Exercise prompt: Set the listing down again exactly, please, apart from its pictures.

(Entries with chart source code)
* * * *

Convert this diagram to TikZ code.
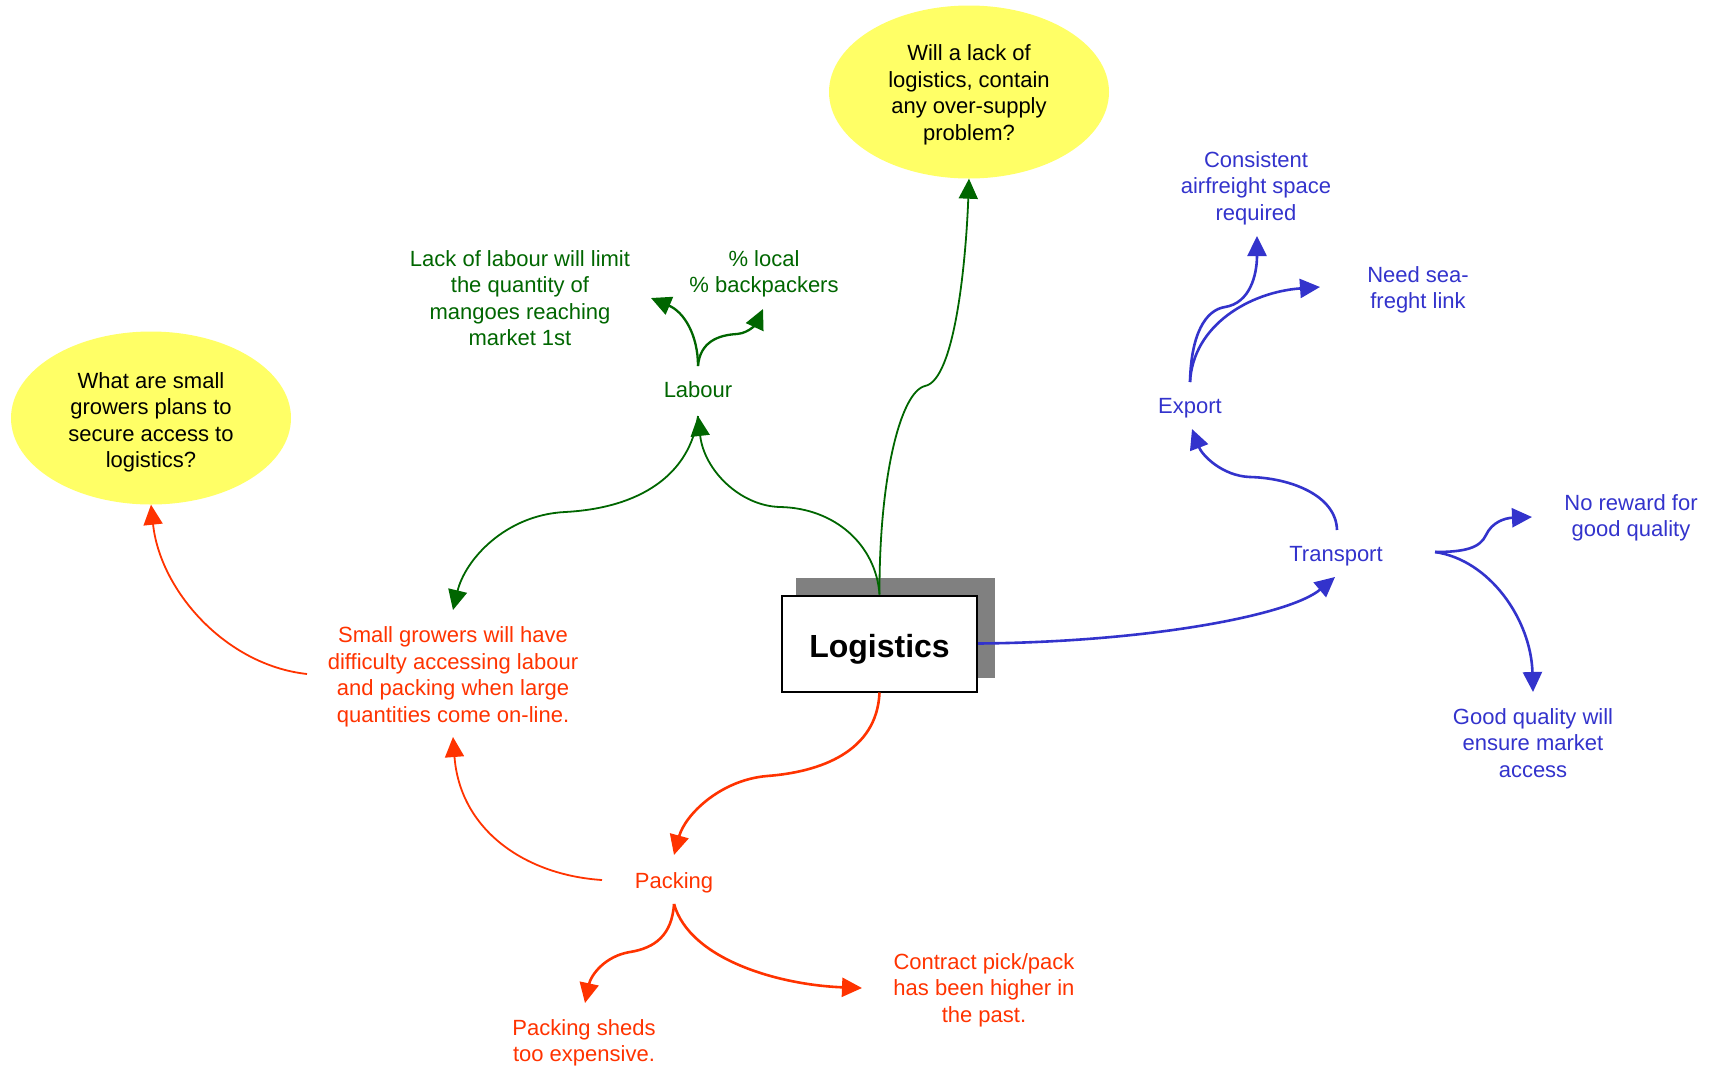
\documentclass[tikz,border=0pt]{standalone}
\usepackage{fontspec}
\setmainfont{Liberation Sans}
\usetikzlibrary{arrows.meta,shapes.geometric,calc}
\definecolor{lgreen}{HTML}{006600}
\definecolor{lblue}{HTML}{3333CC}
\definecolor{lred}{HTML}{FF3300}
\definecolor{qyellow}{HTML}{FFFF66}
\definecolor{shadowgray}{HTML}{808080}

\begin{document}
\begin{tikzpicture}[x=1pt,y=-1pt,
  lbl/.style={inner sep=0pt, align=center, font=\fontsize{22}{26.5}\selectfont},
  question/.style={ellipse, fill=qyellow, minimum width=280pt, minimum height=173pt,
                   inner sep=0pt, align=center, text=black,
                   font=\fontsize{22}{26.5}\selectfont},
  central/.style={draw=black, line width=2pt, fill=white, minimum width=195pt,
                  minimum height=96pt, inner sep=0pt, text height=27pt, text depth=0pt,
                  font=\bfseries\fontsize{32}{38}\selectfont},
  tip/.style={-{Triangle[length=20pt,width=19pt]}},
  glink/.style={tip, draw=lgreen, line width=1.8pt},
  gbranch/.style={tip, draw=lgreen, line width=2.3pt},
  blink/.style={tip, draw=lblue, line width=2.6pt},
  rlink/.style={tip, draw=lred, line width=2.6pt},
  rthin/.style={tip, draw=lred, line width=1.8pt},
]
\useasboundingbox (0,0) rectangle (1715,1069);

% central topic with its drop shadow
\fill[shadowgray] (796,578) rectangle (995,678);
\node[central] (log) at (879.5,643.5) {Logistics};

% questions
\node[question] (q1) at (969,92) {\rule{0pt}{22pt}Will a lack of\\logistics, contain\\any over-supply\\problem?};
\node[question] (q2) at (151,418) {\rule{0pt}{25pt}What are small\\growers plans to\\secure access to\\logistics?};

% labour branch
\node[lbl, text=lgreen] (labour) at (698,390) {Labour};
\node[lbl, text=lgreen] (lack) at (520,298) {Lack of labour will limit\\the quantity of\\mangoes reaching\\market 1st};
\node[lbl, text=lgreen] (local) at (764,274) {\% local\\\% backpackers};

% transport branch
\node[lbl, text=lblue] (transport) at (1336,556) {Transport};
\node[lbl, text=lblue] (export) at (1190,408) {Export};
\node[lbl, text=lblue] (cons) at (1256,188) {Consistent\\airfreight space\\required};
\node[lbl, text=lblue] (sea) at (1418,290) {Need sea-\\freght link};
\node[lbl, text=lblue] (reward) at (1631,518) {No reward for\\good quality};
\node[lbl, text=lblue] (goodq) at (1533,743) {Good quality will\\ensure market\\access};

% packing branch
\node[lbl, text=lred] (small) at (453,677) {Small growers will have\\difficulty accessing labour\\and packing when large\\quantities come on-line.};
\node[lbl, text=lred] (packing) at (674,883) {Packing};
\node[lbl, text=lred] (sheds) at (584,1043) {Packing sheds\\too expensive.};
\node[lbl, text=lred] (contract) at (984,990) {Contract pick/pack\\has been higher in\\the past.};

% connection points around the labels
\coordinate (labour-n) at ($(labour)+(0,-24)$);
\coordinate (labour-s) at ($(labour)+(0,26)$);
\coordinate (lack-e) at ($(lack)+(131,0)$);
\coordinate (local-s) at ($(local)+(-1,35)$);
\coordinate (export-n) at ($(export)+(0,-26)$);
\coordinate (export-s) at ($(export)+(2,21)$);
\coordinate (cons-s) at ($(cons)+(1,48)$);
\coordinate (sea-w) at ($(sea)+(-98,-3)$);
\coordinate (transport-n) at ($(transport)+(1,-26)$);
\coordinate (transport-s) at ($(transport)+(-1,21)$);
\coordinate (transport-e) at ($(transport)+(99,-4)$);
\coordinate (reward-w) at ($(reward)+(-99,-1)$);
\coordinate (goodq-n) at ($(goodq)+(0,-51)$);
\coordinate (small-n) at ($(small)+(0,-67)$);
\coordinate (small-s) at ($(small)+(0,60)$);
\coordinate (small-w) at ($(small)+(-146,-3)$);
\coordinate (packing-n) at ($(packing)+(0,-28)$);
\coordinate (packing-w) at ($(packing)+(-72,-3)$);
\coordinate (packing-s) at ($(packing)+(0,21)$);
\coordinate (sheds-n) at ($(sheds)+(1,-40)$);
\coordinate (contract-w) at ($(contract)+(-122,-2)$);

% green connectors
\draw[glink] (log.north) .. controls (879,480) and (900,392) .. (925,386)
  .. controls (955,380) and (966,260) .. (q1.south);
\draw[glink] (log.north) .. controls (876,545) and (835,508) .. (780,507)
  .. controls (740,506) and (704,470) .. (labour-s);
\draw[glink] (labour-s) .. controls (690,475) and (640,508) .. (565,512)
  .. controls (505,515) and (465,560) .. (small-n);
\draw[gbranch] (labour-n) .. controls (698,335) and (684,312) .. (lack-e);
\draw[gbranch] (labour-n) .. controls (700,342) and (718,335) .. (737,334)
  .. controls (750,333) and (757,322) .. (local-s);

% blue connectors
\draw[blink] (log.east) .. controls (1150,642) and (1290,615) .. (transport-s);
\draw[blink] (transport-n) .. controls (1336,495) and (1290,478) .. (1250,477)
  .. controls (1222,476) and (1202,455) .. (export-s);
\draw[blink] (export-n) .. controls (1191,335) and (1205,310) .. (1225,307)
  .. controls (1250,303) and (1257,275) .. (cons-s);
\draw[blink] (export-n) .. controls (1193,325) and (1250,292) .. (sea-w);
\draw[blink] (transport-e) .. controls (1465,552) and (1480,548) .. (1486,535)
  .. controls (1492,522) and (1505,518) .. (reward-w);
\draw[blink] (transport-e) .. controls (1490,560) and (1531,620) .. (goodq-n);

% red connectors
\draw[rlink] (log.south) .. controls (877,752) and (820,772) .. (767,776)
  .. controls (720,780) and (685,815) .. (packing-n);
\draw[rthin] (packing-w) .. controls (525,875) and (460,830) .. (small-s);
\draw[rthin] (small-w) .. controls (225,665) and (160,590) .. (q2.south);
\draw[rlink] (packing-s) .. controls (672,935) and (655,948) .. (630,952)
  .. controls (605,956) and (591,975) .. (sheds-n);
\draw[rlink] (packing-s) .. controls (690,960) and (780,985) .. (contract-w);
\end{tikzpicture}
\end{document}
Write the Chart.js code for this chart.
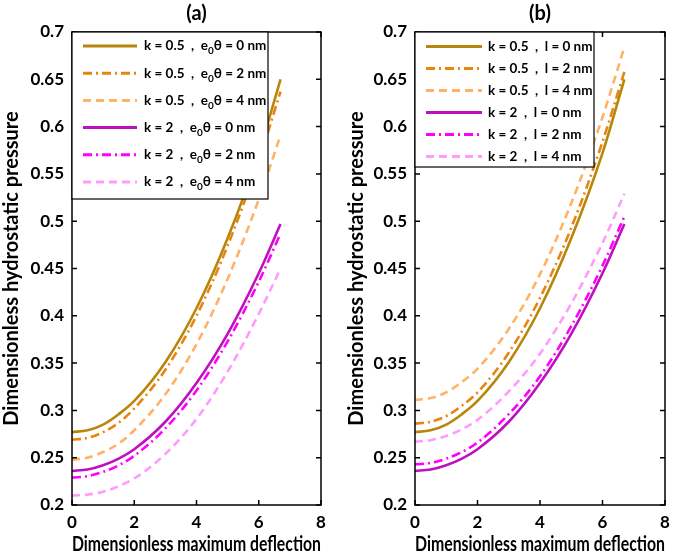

* * * *

Answer to this exercise:
Convert this diagram to TikZ code.
\documentclass[tikz,border=0pt]{standalone}
\usepackage{fontspec}
\setmainfont{Liberation Sans}
\usetikzlibrary{arrows.meta,shapes.geometric,calc}
\definecolor{lgreen}{HTML}{006600}
\definecolor{lblue}{HTML}{3333CC}
\definecolor{lred}{HTML}{FF3300}
\definecolor{qyellow}{HTML}{FFFF66}
\definecolor{shadowgray}{HTML}{808080}

\begin{document}
\begin{tikzpicture}[x=1pt,y=-1pt,
  lbl/.style={inner sep=0pt, align=center, font=\fontsize{22}{26.5}\selectfont},
  question/.style={ellipse, fill=qyellow, minimum width=280pt, minimum height=173pt,
                   inner sep=0pt, align=center, text=black,
                   font=\fontsize{22}{26.5}\selectfont},
  central/.style={draw=black, line width=2pt, fill=white, minimum width=195pt,
                  minimum height=96pt, inner sep=0pt, text height=27pt, text depth=0pt,
                  font=\bfseries\fontsize{32}{38}\selectfont},
  tip/.style={-{Triangle[length=20pt,width=19pt]}},
  glink/.style={tip, draw=lgreen, line width=1.8pt},
  gbranch/.style={tip, draw=lgreen, line width=2.3pt},
  blink/.style={tip, draw=lblue, line width=2.6pt},
  rlink/.style={tip, draw=lred, line width=2.6pt},
  rthin/.style={tip, draw=lred, line width=1.8pt},
]
\useasboundingbox (0,0) rectangle (1715,1069);

% central topic with its drop shadow
\fill[shadowgray] (796,578) rectangle (995,678);
\node[central] (log) at (879.5,643.5) {Logistics};

% questions
\node[question] (q1) at (969,92) {\rule{0pt}{22pt}Will a lack of\\logistics, contain\\any over-supply\\problem?};
\node[question] (q2) at (151,418) {\rule{0pt}{25pt}What are small\\growers plans to\\secure access to\\logistics?};

% labour branch
\node[lbl, text=lgreen] (labour) at (698,390) {Labour};
\node[lbl, text=lgreen] (lack) at (520,298) {Lack of labour will limit\\the quantity of\\mangoes reaching\\market 1st};
\node[lbl, text=lgreen] (local) at (764,274) {\% local\\\% backpackers};

% transport branch
\node[lbl, text=lblue] (transport) at (1336,556) {Transport};
\node[lbl, text=lblue] (export) at (1190,408) {Export};
\node[lbl, text=lblue] (cons) at (1256,188) {Consistent\\airfreight space\\required};
\node[lbl, text=lblue] (sea) at (1418,290) {Need sea-\\freght link};
\node[lbl, text=lblue] (reward) at (1631,518) {No reward for\\good quality};
\node[lbl, text=lblue] (goodq) at (1533,743) {Good quality will\\ensure market\\access};

% packing branch
\node[lbl, text=lred] (small) at (453,677) {Small growers will have\\difficulty accessing labour\\and packing when large\\quantities come on-line.};
\node[lbl, text=lred] (packing) at (674,883) {Packing};
\node[lbl, text=lred] (sheds) at (584,1043) {Packing sheds\\too expensive.};
\node[lbl, text=lred] (contract) at (984,990) {Contract pick/pack\\has been higher in\\the past.};

% connection points around the labels
\coordinate (labour-n) at ($(labour)+(0,-24)$);
\coordinate (labour-s) at ($(labour)+(0,26)$);
\coordinate (lack-e) at ($(lack)+(131,0)$);
\coordinate (local-s) at ($(local)+(-1,35)$);
\coordinate (export-n) at ($(export)+(0,-26)$);
\coordinate (export-s) at ($(export)+(2,21)$);
\coordinate (cons-s) at ($(cons)+(1,48)$);
\coordinate (sea-w) at ($(sea)+(-98,-3)$);
\coordinate (transport-n) at ($(transport)+(1,-26)$);
\coordinate (transport-s) at ($(transport)+(-1,21)$);
\coordinate (transport-e) at ($(transport)+(99,-4)$);
\coordinate (reward-w) at ($(reward)+(-99,-1)$);
\coordinate (goodq-n) at ($(goodq)+(0,-51)$);
\coordinate (small-n) at ($(small)+(0,-67)$);
\coordinate (small-s) at ($(small)+(0,60)$);
\coordinate (small-w) at ($(small)+(-146,-3)$);
\coordinate (packing-n) at ($(packing)+(0,-28)$);
\coordinate (packing-w) at ($(packing)+(-72,-3)$);
\coordinate (packing-s) at ($(packing)+(0,21)$);
\coordinate (sheds-n) at ($(sheds)+(1,-40)$);
\coordinate (contract-w) at ($(contract)+(-122,-2)$);

% green connectors
\draw[glink] (log.north) .. controls (879,480) and (900,392) .. (925,386)
  .. controls (955,380) and (966,260) .. (q1.south);
\draw[glink] (log.north) .. controls (876,545) and (835,508) .. (780,507)
  .. controls (740,506) and (704,470) .. (labour-s);
\draw[glink] (labour-s) .. controls (690,475) and (640,508) .. (565,512)
  .. controls (505,515) and (465,560) .. (small-n);
\draw[gbranch] (labour-n) .. controls (698,335) and (684,312) .. (lack-e);
\draw[gbranch] (labour-n) .. controls (700,342) and (718,335) .. (737,334)
  .. controls (750,333) and (757,322) .. (local-s);

% blue connectors
\draw[blink] (log.east) .. controls (1150,642) and (1290,615) .. (transport-s);
\draw[blink] (transport-n) .. controls (1336,495) and (1290,478) .. (1250,477)
  .. controls (1222,476) and (1202,455) .. (export-s);
\draw[blink] (export-n) .. controls (1191,335) and (1205,310) .. (1225,307)
  .. controls (1250,303) and (1257,275) .. (cons-s);
\draw[blink] (export-n) .. controls (1193,325) and (1250,292) .. (sea-w);
\draw[blink] (transport-e) .. controls (1465,552) and (1480,548) .. (1486,535)
  .. controls (1492,522) and (1505,518) .. (reward-w);
\draw[blink] (transport-e) .. controls (1490,560) and (1531,620) .. (goodq-n);

% red connectors
\draw[rlink] (log.south) .. controls (877,752) and (820,772) .. (767,776)
  .. controls (720,780) and (685,815) .. (packing-n);
\draw[rthin] (packing-w) .. controls (525,875) and (460,830) .. (small-s);
\draw[rthin] (small-w) .. controls (225,665) and (160,590) .. (q2.south);
\draw[rlink] (packing-s) .. controls (672,935) and (655,948) .. (630,952)
  .. controls (605,956) and (591,975) .. (sheds-n);
\draw[rlink] (packing-s) .. controls (690,960) and (780,985) .. (contract-w);
\end{tikzpicture}
\end{document}
Write the Chart.js code for this chart.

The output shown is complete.